• **STATED PROBLEM**
In the lines below, output everything from the first line through the line containing "const meanEnd = 1500;" exactly as it is. Pictures are not part of the output.

• **DATASET EXCERPT**
--- BEGIN ---

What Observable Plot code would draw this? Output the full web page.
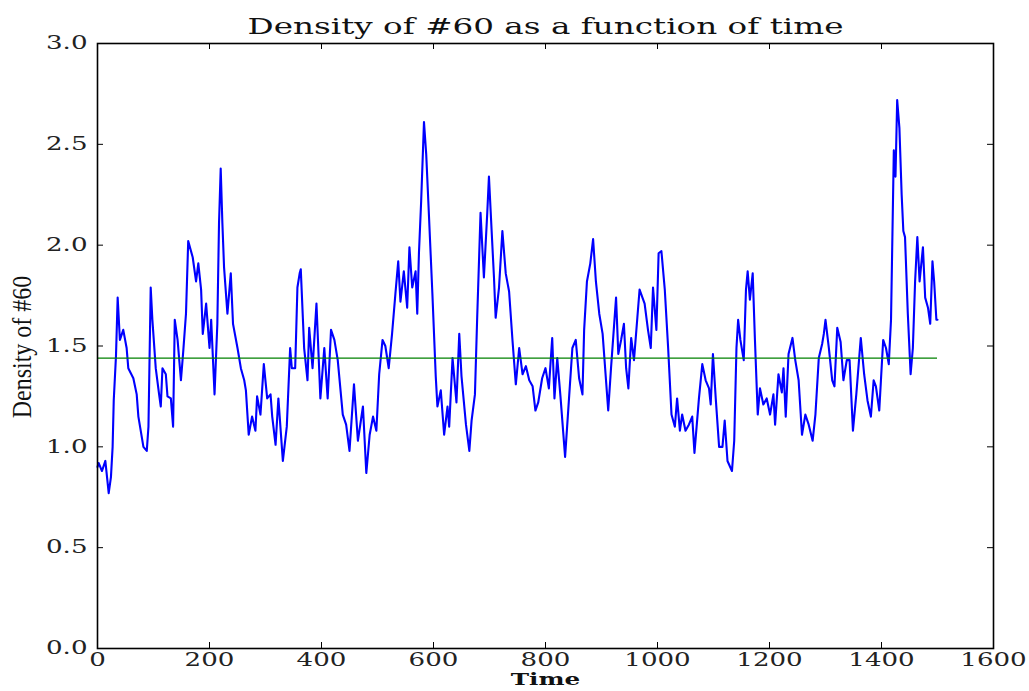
<!DOCTYPE html>
<html>
<head>
<meta charset="utf-8">
<script src="https://cdn.jsdelivr.net/npm/d3@7"></script>
<script src="https://cdn.jsdelivr.net/npm/@observablehq/plot@0.6"></script>
<style>
  html, body { margin: 0; padding: 0; background: #fff; }
  #chart svg { display: block; }
</style>
</head>
<body>
<div id="chart"></div>
<script>
// ---- data ----
const titleText = "Density of #60 as a function of time";
const xLabel = "Time";
const yLabel = "Density of #60";
const xTicks = [0, 200, 400, 600, 800, 1000, 1200, 1400, 1600];
const yTicks = [0.0, 0.5, 1.0, 1.5, 2.0, 2.5, 3.0];
const meanLevel = 1.44;
const meanStart = 0;
const meanEnd = 1500;

const times = [
  0,2,8,14,20,24,27,29,33,36,40,46,52,55,64,70,73,82,88,91,95,98,104,110,113,116,122,125,131,135,138,143,149,153,158,162,170,176,180,185,188,194,200,203,209,214,217,220,223,226,232,238,242,250,256,
  262,265,270,276,282,285,291,297,303,309,312,318,323,331,338,344,347,353,357,361,363,369,375,378,384,391,398,405,411,417,423,429,438,444,450,458,465,474,480,486,492,498,503,509,
  514,520,526,532,537,541,547,553,557,562,568,571,574,578,583,587,592,598,604,607,613,619,625,628,634,641,646,650,658,664,668,674,678,684,690,696,699,704,708,711,717,723,729,735,741,747,753,759,765,771,
  777,782,787,794,800,806,812,816,821,827,835,842,848,854,860,866,869,874,880,885,890,896,902,912,917,926,930,935,940,944,948,953,958,964,968,977,983,988,992,998,1002,1007,1013,1019,1025,1031,1035,
  1040,1044,1050,1056,1062,1066,1074,1080,1086,1092,1095,1099,1104,1110,1116,1120,1125,1133,1137,1141,1144,1148,1154,1158,1161,1165,1170,1174,1179,1183,1189,1195,1201,1207,1210,1216,1222,1225,1229,1234,1241,1246,1252,1258,1264,1270,1277,1282,1288,
  1294,1297,1300,1306,1312,1316,1321,1327,1332,1338,1343,1349,1355,1363,1369,1375,1381,1386,1390,1396,1399,1403,1408,1413,1417,1422,1425,1428,1432,1436,1439,1442,1447,1452,1456,1460,1464,1468,1474,1478,1483,1487,1491,1494,1498,1500
];
const densities = [
  0.90,0.92,0.88,0.93,0.77,0.85,1.00,1.23,1.45,1.74,1.53,1.58,1.49,1.39,1.34,1.26,1.15,1.00,0.98,1.10,1.79,1.63,1.39,1.26,1.20,1.39,1.36,1.25,1.24,1.10,1.63,1.53,1.33,1.47,1.66,2.02,1.94,1.82,1.91,1.78,1.56,1.71,1.49,1.63,1.26,1.61,2.11,2.38,2.11,1.89,1.66,1.86,1.61,1.49,1.39,
  1.33,1.28,1.06,1.15,1.08,1.25,1.16,1.41,1.24,1.26,1.15,1.01,1.24,0.93,1.10,1.49,1.39,1.39,1.79,1.86,1.88,1.49,1.33,1.59,1.39,1.71,1.24,1.49,1.24,1.58,1.53,1.43,1.16,1.11,0.98,1.31,1.03,1.20,0.87,1.06,1.15,1.08,1.36,1.53,
  1.50,1.39,1.56,1.76,1.92,1.72,1.87,1.69,1.99,1.79,1.87,1.66,1.96,2.22,2.61,2.45,2.14,1.76,1.35,1.20,1.28,1.06,1.20,1.10,1.44,1.22,1.56,1.35,1.11,0.98,1.13,1.26,1.64,2.16,1.84,2.16,2.34,2.06,1.84,1.64,1.79,2.07,1.86,1.77,1.53,1.31,1.49,1.36,1.40,1.33,
  1.30,1.18,1.22,1.34,1.39,1.29,1.54,1.24,1.44,1.24,0.95,1.24,1.49,1.53,1.34,1.26,1.58,1.82,1.91,2.03,1.82,1.66,1.56,1.18,1.39,1.74,1.46,1.53,1.61,1.39,1.29,1.54,1.43,1.64,1.78,1.71,1.58,1.49,1.79,1.58,1.96,1.97,1.78,1.49,1.16,1.10,1.24,
  1.08,1.16,1.08,1.11,1.15,0.97,1.24,1.41,1.33,1.29,1.21,1.46,1.24,1.00,1.00,1.13,0.93,0.88,1.03,1.49,1.63,1.53,1.43,1.78,1.87,1.73,1.86,1.53,1.16,1.29,1.21,1.24,1.16,1.26,1.11,1.36,1.27,1.39,1.15,1.46,1.54,1.43,1.33,1.06,1.16,1.11,1.03,1.16,1.44,
  1.51,1.56,1.63,1.49,1.33,1.30,1.59,1.52,1.33,1.43,1.43,1.08,1.26,1.54,1.36,1.23,1.15,1.33,1.30,1.18,1.33,1.53,1.49,1.41,1.63,2.47,2.34,2.72,2.58,2.25,2.07,2.04,1.66,1.36,1.49,1.82,2.04,1.82,1.99,1.74,1.69,1.61,1.92,1.82,1.63,1.63
];

// table built from the arrays
const series = times.map((t, i) => ({t, v: densities[i]}));

const W = 1029, H = 691;
const mL = 97, mR = 36, mT = 43, mB = 43;
const innerW = W - mL - mR, innerH = H - mT - mB;
const tickLen = 6;

const chart = Plot.plot({
  width: W,
  height: H,
  marginLeft: mL,
  marginRight: mR,
  marginTop: mT,
  marginBottom: mB,
  style: {fontFamily: "'DejaVu Serif', serif", fontSize: "18px", color: "#000", background: "#fff", overflow: "visible"},
  x: {domain: [0, 1600], label: null},
  y: {domain: [0, 3], label: null},
  marks: [
    Plot.line(series, {x: "t", y: "v", stroke: "#0000ff", strokeWidth: 2.1, strokeLinejoin: "round"}),
    Plot.ruleY([meanLevel], {x1: meanStart, x2: meanEnd, stroke: "#008000", strokeWidth: 1.4}),
    Plot.frame({stroke: "#000", strokeWidth: 1.6}),
    // inward ticks on all four sides
    Plot.tickX(xTicks, {x: d => d, insetTop: innerH - tickLen, stroke: "#000", strokeWidth: 1}),
    Plot.tickX(xTicks, {x: d => d, insetBottom: innerH - tickLen, stroke: "#000", strokeWidth: 1}),
    Plot.tickY(yTicks, {y: d => d, insetRight: innerW - tickLen, stroke: "#000", strokeWidth: 1}),
    Plot.tickY(yTicks, {y: d => d, insetLeft: innerW - tickLen, stroke: "#000", strokeWidth: 1}),
    Plot.axisX({ticks: xTicks, tickSize: 0, tickPadding: 5, tickFormat: d3.format("d"), label: null, fill: "#222"}),
    Plot.axisY({ticks: yTicks, tickSize: 0, tickPadding: 10, tickFormat: d3.format(".1f"), label: null, fill: "#222"}),
    Plot.text([titleText], {frameAnchor: "top", dy: -25, fontSize: 22.5, fill: "#111"}),
    Plot.text([xLabel], {frameAnchor: "bottom", dy: 36.5, fontSize: 17, fontWeight: "bold", fill: "#111"}),
    Plot.text([yLabel], {frameAnchor: "left", textAnchor: "middle", dx: -75, dy: 1, rotate: -90, fontSize: 24, fontFamily: "'Liberation Serif', serif", fill: "#111"})
  ]
});

// horizontally widen the text as in the reference
chart.querySelectorAll("text").forEach(t => {
  const s = t.textContent === yLabel ? 1.15 : 1.45;
  const tr = t.getAttribute("transform");
  if (tr && tr.includes("translate")) {
    t.setAttribute("transform", tr.replace(/(translate\([^)]*\))/, `$1 scale(${s},1)`));
  } else {
    const x = +(t.getAttribute("x") || 0), y = +(t.getAttribute("y") || 0);
    t.removeAttribute("x"); t.removeAttribute("y");
    t.setAttribute("transform", `translate(${x},${y}) scale(${s},1)` + (tr ? " " + tr : ""));
  }
});

document.getElementById("chart").appendChild(chart);
</script>
</body>
</html>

--- END ---

• **EXPECTED OUTPUT**
What Observable Plot code would draw this? Output the full web page.
<!DOCTYPE html>
<html>
<head>
<meta charset="utf-8">
<script src="https://cdn.jsdelivr.net/npm/d3@7"></script>
<script src="https://cdn.jsdelivr.net/npm/@observablehq/plot@0.6"></script>
<style>
  html, body { margin: 0; padding: 0; background: #fff; }
  #chart svg { display: block; }
</style>
</head>
<body>
<div id="chart"></div>
<script>
// ---- data ----
const titleText = "Density of #60 as a function of time";
const xLabel = "Time";
const yLabel = "Density of #60";
const xTicks = [0, 200, 400, 600, 800, 1000, 1200, 1400, 1600];
const yTicks = [0.0, 0.5, 1.0, 1.5, 2.0, 2.5, 3.0];
const meanLevel = 1.44;
const meanStart = 0;
const meanEnd = 1500;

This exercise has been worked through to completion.